# Schengen Visa



## cutiepie (Mar 14, 2009)

Does anybody know anything regarding the Schengen visa? My husband and I would like to look into travelling around Europe for a few weeks in the summer? I know there are 25 countries involved Ireland and the UK are not involved so am unsure of which Embassy to ask for information/apply to?

If anyone has any information it would be great!! Thanks


----------



## MaidenScotland (Jun 6, 2009)

cutiepie said:


> Does anybody know anything regarding the Schengen visa? My husband and I would like to look into travelling around Europe for a few weeks in the summer? I know there are 25 countries involved Ireland and the UK are not involved so am unsure of which Embassy to ask for information/apply to?
> 
> If anyone has any information it would be great!! Thanks




You don't need a schengen visa.. if you are Irish you hold a passport that enables you to travel freely in Europe,


----------



## hurghadapat (Mar 26, 2010)

MaidenScotland said:


> You don't need a schengen visa.. if you are Irish you hold a passport that enables you to travel freely in Europe,


But didn't Ireland and GB not sign the schengen agreement.....not to sure but if that is the case would they not need a schengen visa.


----------



## MaidenScotland (Jun 6, 2009)

hurghadapat said:


> But didn't Ireland and GB not sign the schengen agreement.....not to sure but if that is the case would they not need a schengen visa.


No we do not need a visa to go to Spain, Italy, Portugal. Greece, Holland and so on... we have european passports that enables us to travel in Europe.


----------



## cutiepie (Mar 14, 2009)

Sorry wasn't clear earlier, my husband is egyptian so will need a visa  would be great if it was just the one application etc.Just wanted to know where/how we go about applying as I said Ireland are not involved in it


I know I will not need one!


----------



## xabiaxica (Jun 23, 2009)

MaidenScotland said:


> No we do not need a visa to go to Spain, Italy, Portugal.

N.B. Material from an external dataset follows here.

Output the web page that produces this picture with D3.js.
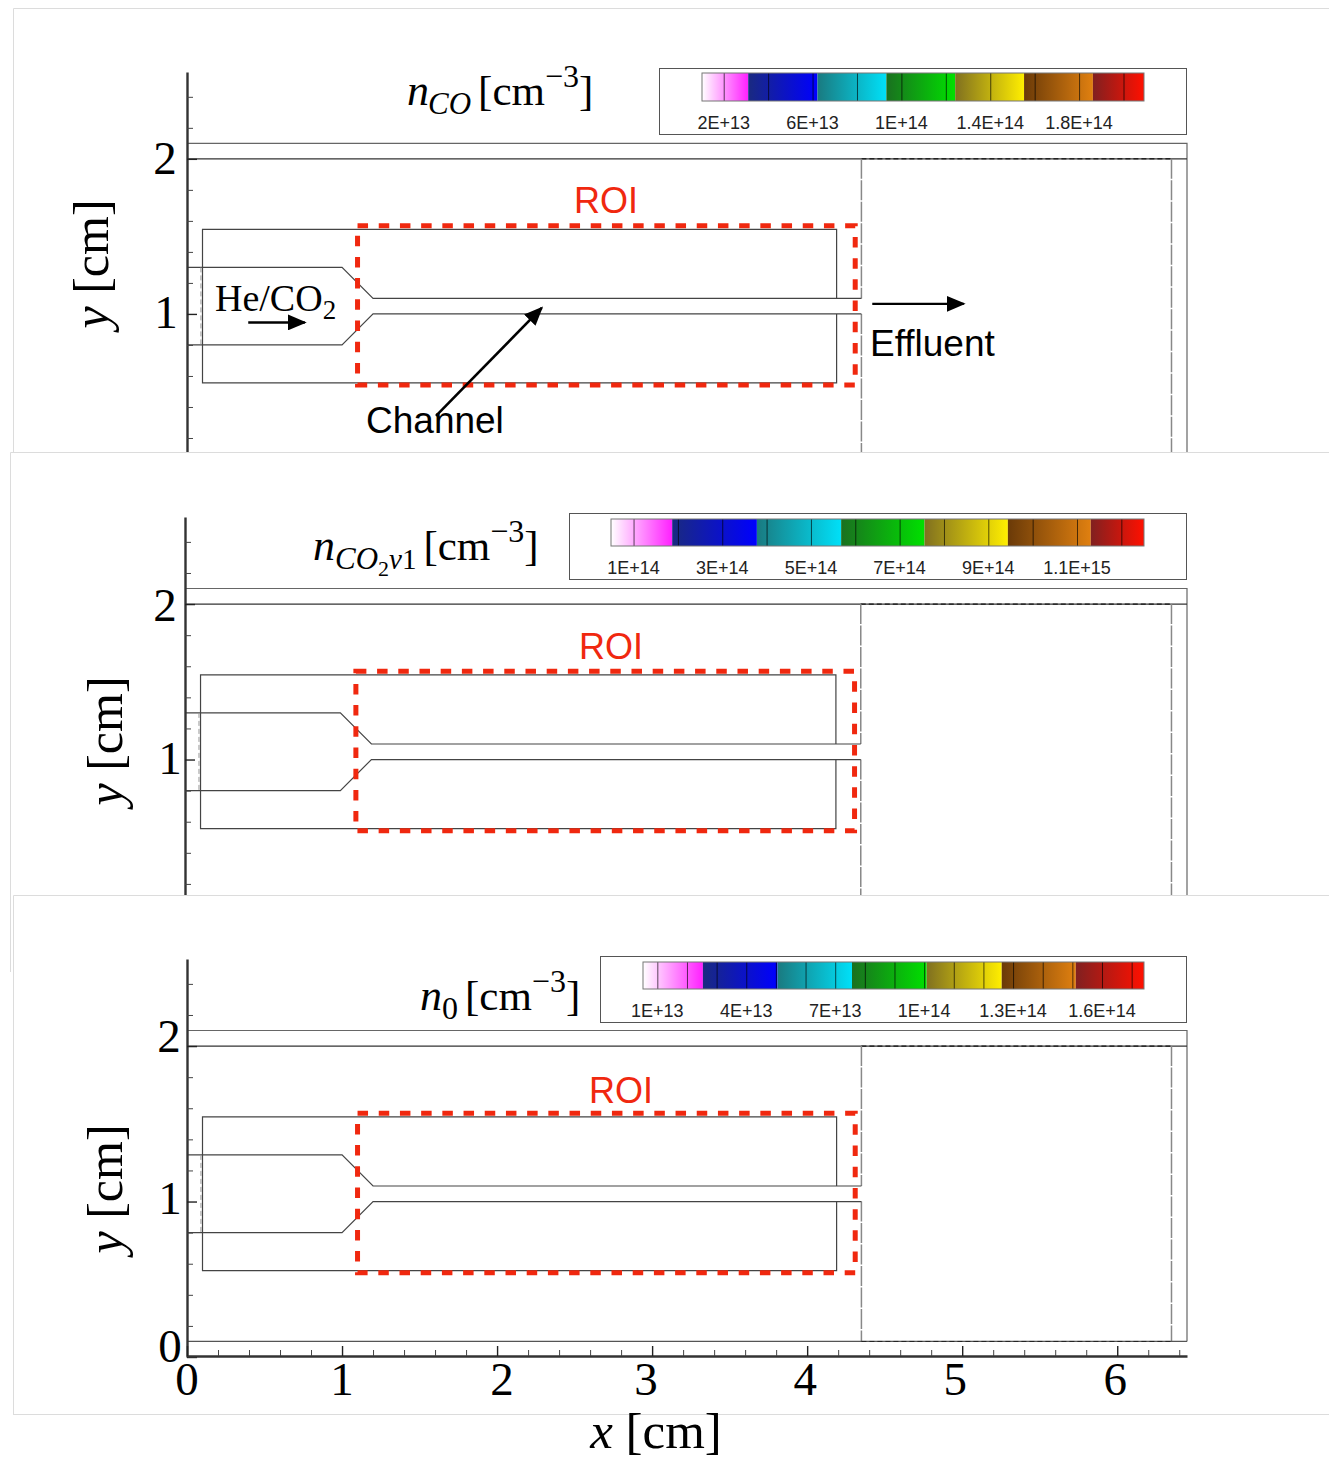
<!DOCTYPE html>
<html><head><meta charset="utf-8">
<script src="https://cdn.jsdelivr.net/npm/d3@7"></script>
<style>html,body{margin:0;padding:0;background:#fff}svg{display:block}</style></head>
<body><svg id="c" width="1329" height="1459"></svg>
<script>
// ---------- data (centimetres and colour-bar values) ----------
const xMajorTicks=[0,1,2,3,4,5,6];
const xMinorTicks=[0.2,0.4,0.6,0.8,1.2,1.4,1.6,1.8,2.2,2.4,2.6,2.8,3.2,3.4,3.6,3.8,4.2,4.4,4.6,4.8,5.2,5.4,5.6,5.8,6.2,6.4];
const yMajorTicks=[0,1,2];
const yMinorTicks=[0.2,0.4,0.6,0.8,1.2,1.4,1.6,1.8,2.2,2.4];
const wallUpper=[[0,1.3],[1,1.3],[1.2,1.1],[4.35,1.1]];
const wallLower=[[0,0.8],[1,0.8],[1.2,1],[4.35,1]];
const inletDash=[[0.09,1.3],[0.09,0.8]];
const innerBox=[[4.19,1.1],[4.19,1.545],[0.1,1.545],[0.1,0.555],[4.19,0.555],[4.19,1]];
const roiBox=[1.1,4.31,0.542,1.568];
const bandStart=["#ffffff","#1a2a80","#1a7a80","#1a7020","#807020","#6a3a08","#802020"];
const bandEnd=["#ff20ff","#0000ff","#00e0f8","#00e000","#ffee00","#e08010","#ff1000"];
// colour-bar 1 (units 1E13)
const bands1=[1,3.08,6.2,9.3,12.4,15.5,18.6,20.9];
const levels1=[2,4,6,8,10,12,14,16,18,20];
const labelVals1=[2,6,10,14,18];
const labels1=["2E+13","6E+13","1E+14","1.4E+14","1.8E+14"];
// colour-bar 2 (units 1E14)
const bands2=[0.48,1.86,3.77,5.67,7.55,9.43,11.3,12.5];
const levels2=[1,2,3,4,5,6,7,8,9,10,11,12];
const labelVals2=[1,3,5,7,9,11];
const labels2=["1E+14","3E+14","5E+14","7E+14","9E+14","1.1E+15"];
// colour-bar 3 (units 1E13)
const bands3=[0.5,2.52,5.04,7.55,10.07,12.6,15.1,17.4];
const levels3=[1,2,3,4,5,6,7,8,9,10,11,12,13,14,15,16,17];
const labelVals3=[1,4,7,10,13,16];
const labels3=["1E+13","4E+13","7E+13","1E+14","1.3E+14","1.6E+14"];

// ---------- layout ----------
const SERIF="'Liberation Serif',serif", SANS="'Liberation Sans',sans-serif";
const RED="#f0280f", LINE="#444";
const panels=[
 {top:8,bottom:452,frameL:13,frameB:452,xr:[187,1187],yr:[469,72],bands:bands1,levels:levels1,labelVals:labelVals1,labels:labels1,
  legend:[659,68,1186,134],bar:[702,1144,73,101],labelY:129,roi:[606,213],yTitle:[91,264],yLab:[[2,165,174],[1,166,328]],title:{x:407,y:105}},
 {top:452,bottom:895,frameL:10,frameB:972,xr:[185,1187],yr:[915,517],bands:bands2,levels:levels2,labelVals:labelVals2,labels:labels2,
  legend:[569,513,1186,579],bar:[611,1144,519,546],labelY:574,roi:[611,659],yTitle:[105,741],yLab:[[2,165,621],[1,170,774]],title:{x:313,y:560}},
 {top:895,bottom:1414,frameL:13,frameB:1414,xr:[187,1187],yr:[1357,959],bands:bands3,levels:levels3,labelVals:labelVals3,labels:labels3,
  legend:[600,956,1186,1022],bar:[643,1144,962,989],labelY:1017,roi:[621,1103],yTitle:[105,1189],yLab:[[2,169,1052],[1,170,1214],[0,170,1362]],title:{x:420,y:1010}}
];
const svg=d3.select("#c");
const defs=svg.append("defs");
bandStart.forEach((c,i)=>{
  const g=defs.append("linearGradient").attr("id","band"+i);
  g.append("stop").attr("offset","0%").attr("stop-color",c);
  g.append("stop").attr("offset","100%").attr("stop-color",bandEnd[i]);
});
defs.append("marker").attr("id","m1").attr("viewBox","0 0 10 10").attr("refX",9).attr("refY",5)
    .attr("preserveAspectRatio","none")
    .attr("markerUnits","userSpaceOnUse").attr("markerWidth",19).attr("markerHeight",16).attr("orient","auto")
    .append("path").attr("d","M0,0L10,5L0,10Z").attr("fill","#000");
const lineGen=(x,y)=>d3.line().x(d=>x(d[0])).y(d=>y(d[1]));

panels.forEach((p,i)=>{
  const x=d3.scaleLinear().domain([0,6.45]).range(p.xr);
  const y=d3.scaleLinear().domain([0,2.56]).range(p.yr);
  const g=svg.append("g");
  // frame
  g.append("path").attr("d",`M1329,${p.top+.5}H${p.frameL+.5}V${p.frameB}`).attr("fill","none").attr("stroke","#dcdcdc").attr("stroke-width",1);
  if(i===2) g.append("path").attr("d",`M${p.frameL},${p.bottom+.5}H1329`).attr("stroke","#dcdcdc");
  const clipId="clip"+i;
  defs.append("clipPath").attr("id",clipId).append("rect").attr("x",p.frameL+1).attr("y",p.top+1).attr("width",1329).attr("height",(i===2?1362:p.bottom)-p.top-1);
  const plot=g.append("g").attr("clip-path",`url(#${clipId})`);
  const ln=lineGen(x,y);
  const stroke=(s,w=1)=>s.attr("fill","none").attr("stroke",LINE).attr("stroke-width",w);
  // outer geometry
  const yBot=i===2?0.1:0;
  stroke(plot.append("path").attr("d",ln([[0,2.1],[6.45,2.1],[6.45,yBot]])),1.2).attr("stroke","#666");
  stroke(plot.append("path").attr("d",ln([[0,2],[6.45,2]])),1.2).attr("stroke","#333");
  stroke(plot.append("path").attr("d",ln([[4.35,2],[6.35,2]]))).attr("stroke-dasharray","5 3").attr("stroke","#000");
  const dashV=s=>stroke(s,1.5).attr("stroke","#888").attr("stroke-dasharray","20 1.5");
  dashV(plot.append("path").attr("d",ln([[4.35,2],[4.35,1.1]])));
  dashV(plot.append("path").attr("d",ln([[4.35,1],[4.35,yBot]])));
  dashV(plot.append("path").attr("d",ln([[6.35,2],[6.35,yBot]])));
  if(i===2){
    stroke(plot.append("path").attr("d",ln([[0,0.1],[6.45,0.1]])),1.2).attr("stroke","#555");
    stroke(plot.append("path").attr("d",ln([[4.35,0.1],[6.35,0.1]]))).attr("stroke-dasharray","5 3").attr("stroke","#222");
  }
  // channel and inner box
  [wallUpper,wallLower,innerBox].forEach(d=>stroke(plot.append("path").attr("d",ln(d)),1.2));
  stroke(plot.append("path").attr("d",ln(inletDash))).attr("stroke","#999").attr("stroke-dasharray","5 3");
  // ROI
  plot.append("rect").attr("x",x(roiBox[0])).attr("y",y(roiBox[3]))
    .attr("width",x(roiBox[1])-x(roiBox[0])).attr("height",y(roiBox[2])-y(roiBox[3]))
    .attr("fill","none").attr("stroke",RED).attr("stroke-width",5).attr("stroke-dasharray","10.5 10.7");
  g.append("text").text("ROI").attr("x",p.roi[0]).attr("y",p.roi[1]).attr("text-anchor","middle")
    .attr("font-family",SANS).attr("font-size",36).attr("fill",RED);
  // y axis
  const axG=plot.append("g").attr("transform",`translate(${p.xr[0]},0)`);
  axG.append("g").call(d3.axisRight(y).tickValues(yMinorTicks).tickSize(6).tickSizeOuter(0).tickFormat(""))
    .call(s=>s.selectAll("line").attr("stroke",LINE)).call(s=>s.select(".domain").attr("stroke","#333").attr("stroke-width",2.4));
  axG.append("g").call(d3.axisRight(y).tickValues(yMajorTicks).tickSize(10).tickSizeOuter(0).tickFormat(""))
    .call(s=>s.selectAll("line").attr("stroke","#222").attr("stroke-width",1.4)).call(s=>s.select(".domain").remove());
  p.yLab.forEach(([t,lx,ly])=>g.append("text").text(t).attr("x",lx).attr("y",ly).attr("text-anchor","middle")
    .attr("font-family",SERIF).attr("font-size",47).attr("fill","#000"));
  // y title
  const yt=g.append("text").attr("transform",`translate(${p.yTitle[0]+17},${p.yTitle[1]}) rotate(-90)`).attr("text-anchor","middle")
    .attr("font-family",SERIF).attr("font-size",50).attr("fill","#000");
  yt.append("tspan").attr("font-style","italic").text("y");
  yt.append("tspan").text(" [cm]");
  // legend
  const [lx0,ly0,lx1,ly1]=p.legend;
  g.append("rect").attr("x",lx0+.5).attr("y",ly0+.5).attr("width",lx1-lx0).attr("height",ly1-ly0).attr("fill","#fff").attr("stroke","#555").attr("stroke-width",1);
  const c=d3.scaleLinear().domain(d3.extent(p.bands)).range([p.bar[0],p.bar[1]]);
  const bh=p.bar[3]-p.bar[2];
  d3.pairs(p.bands).forEach(([a,b],k)=>{
    g.append("rect").attr("x",c(a)).attr("y",p.bar[2]).attr("width",c(b)-c(a)).attr("height",bh).attr("fill",`url(#band${k})`);
  });
  g.selectAll(null).data(p.levels).join("line").attr("x1",d=>c(d)).attr("x2",d=>c(d)).attr("y1",p.bar[2]).attr("y2",p.bar[3])
    .attr("stroke","#000").attr("stroke-opacity",.65).attr("stroke-width",1);
  g.append("rect").attr("x",p.bar[0]).attr("y",p.bar[2]).attr("width",p.bar[1]-p.bar[0]).attr("height",bh).attr("fill","none").attr("stroke","#777").attr("stroke-width",1);
  g.selectAll(null).data(p.labelVals).join("text").attr("x",d=>c(d)-.5).attr("y",p.labelY).attr("text-anchor","middle")
    .attr("font-family",SANS).attr("font-size",18).attr("fill","#222").text((d,k)=>p.labels[k]);
  // title
  const t=g.append("text").attr("x",p.title.x).attr("y",p.title.y).attr("font-family",SERIF).attr("font-size",43).attr("fill","#000");
  const sub=(txt,dy,fs,it,dx=0)=>t.append("tspan").attr("dy",dy).attr("dx",dx).attr("font-size",fs).attr("font-style",it?"italic":"normal").text(txt);
  sub("n",0,44,true);
  if(i===0){ sub("CO",9,31,true,-1); sub("[cm",-9,43,false,7); }
  if(i===1){ sub("CO",9,31,true); sub("2",7,22,false); sub("v",-7,29,true); sub("1",0,29,false); sub("[cm",-9,43,false,7); }
  if(i===2){ sub("0",9,32,false); sub("[cm",-9,43,false,7); }
  sub("−3",-18,32); sub("]",18,43);
  if(i===2){
    // bottom axis
    const xAxis=g.append("g").attr("transform",`translate(0,${p.yr[0]-1})`);
    xAxis.append("g").call(d3.axisTop(x).tickValues(xMinorTicks).tickSize(6).tickSizeOuter(0).tickFormat(""))
      .call(s=>s.selectAll("line").attr("stroke",LINE)).call(s=>s.select(".domain").attr("stroke","#333").attr("stroke-width",2.4));
    xAxis.append("g").call(d3.axisTop(x).tickValues(xMajorTicks).tickSize(10).tickSizeOuter(0).tickFormat(""))
      .call(s=>s.selectAll("line").attr("stroke","#222").attr("stroke-width",1.4)).call(s=>s.select(".domain").remove());
    const nudge=[0,0,5,-6,-2,-7,-2];
    g.selectAll(null).data(xMajorTicks).join("text").attr("x",(d,k)=>x(d)+nudge[k]).attr("y",1395).attr("text-anchor","middle")
      .attr("font-family",SERIF).attr("font-size",47).attr("fill","#000").text(d=>d);
    const xt=svg.append("text").attr("x",656).attr("y",1448).attr("text-anchor","middle").attr("font-family",SERIF).attr("font-size",51).attr("fill","#000");
    xt.append("tspan").attr("font-style","italic").text("x");
    xt.append("tspan").text(" [cm]");
  }
  if(i===0){
    // annotations
    const arrow=(a,b,w)=>g.append("path").attr("d",ln([a,b])).attr("stroke","#000").attr("stroke-width",w).attr("fill","none").attr("marker-end","url(#m1)");
    arrow([0.395,0.945],[0.76,0.945],2.4);
    arrow([4.42,1.065],[5.01,1.065],2.4);
    arrow([1.606,0.342],[2.288,1.039],2.6);
    const he=g.append("text").attr("x",215).attr("y",311).attr("font-family",SERIF).attr("font-size",38).attr("fill","#000");
    he.append("tspan").text("He/CO");
    he.append("tspan").attr("dy",8).attr("font-size",27).text("2");
    g.append("text").text("Effluent").attr("x",870).attr("y",356).attr("font-family",SANS).attr("font-size",37).attr("fill","#000");
    g.append("text").text("Channel").attr("x",366).attr("y",433).attr("font-family",SANS).attr("font-size",37).attr("fill","#000");
  }
});
</script></body></html>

Greece, Holland and so on... we have european passports that enables us to travel in Europe.


doesn't a British/european passport mean you can travel pretty much anywhere really?


is an Irish passport different - I mean, it's european - so it's the same, isn't it?



to the OP - afaik only non-european passport holders need to think about the Schenghen zone


----------



## bat (Dec 1, 2010)

xabiachica said:


> doesn't a British/european passport mean you can travel pretty much anywhere really?
> 
> 
> is an Irish passport different - I mean, it's european - so it's the same, isn't it?
> ...


my husband uses them,go to the embassy which will be your first point of entry holland ,france,germany etc, then go through europe from there but not uk.
bat


----------



## xabiaxica (Jun 23, 2009)

bat said:


> my husband uses them,go to the embassy which will be your first point of entry holland ,france,germany etc, then go through europe from there but not uk.
> bat


which absolutely makes sense


I guess if the OP's husband wants to visit Ireland or the UK he would need a seperate visa then


----------



## MaidenScotland (Jun 6, 2009)

xabiachica said:


> which absolutely makes sense
> 
> 
> I guess if the OP's husband wants to visit Ireland or the UK he would need a seperate visa then




Indeed


----------



## cutiepie (Mar 14, 2009)

As I already corrected, yes I know I do not need one, Ireland is no different than the other European countries 

Thanks Bat, that's what I had thought it would be through our first destination embassy.

Yes, "indeed"my husband would need a different visa for Ireland.
Over 5years now think its time to sight see around Europe holidays over the last few yrs have been Egypt to Ireland and Dubai (holiday paid for my husband's company as a sales competition...he's not a waiter , he works for a large International company so can well afford to pay for himself before people start to make assumptions  )


----------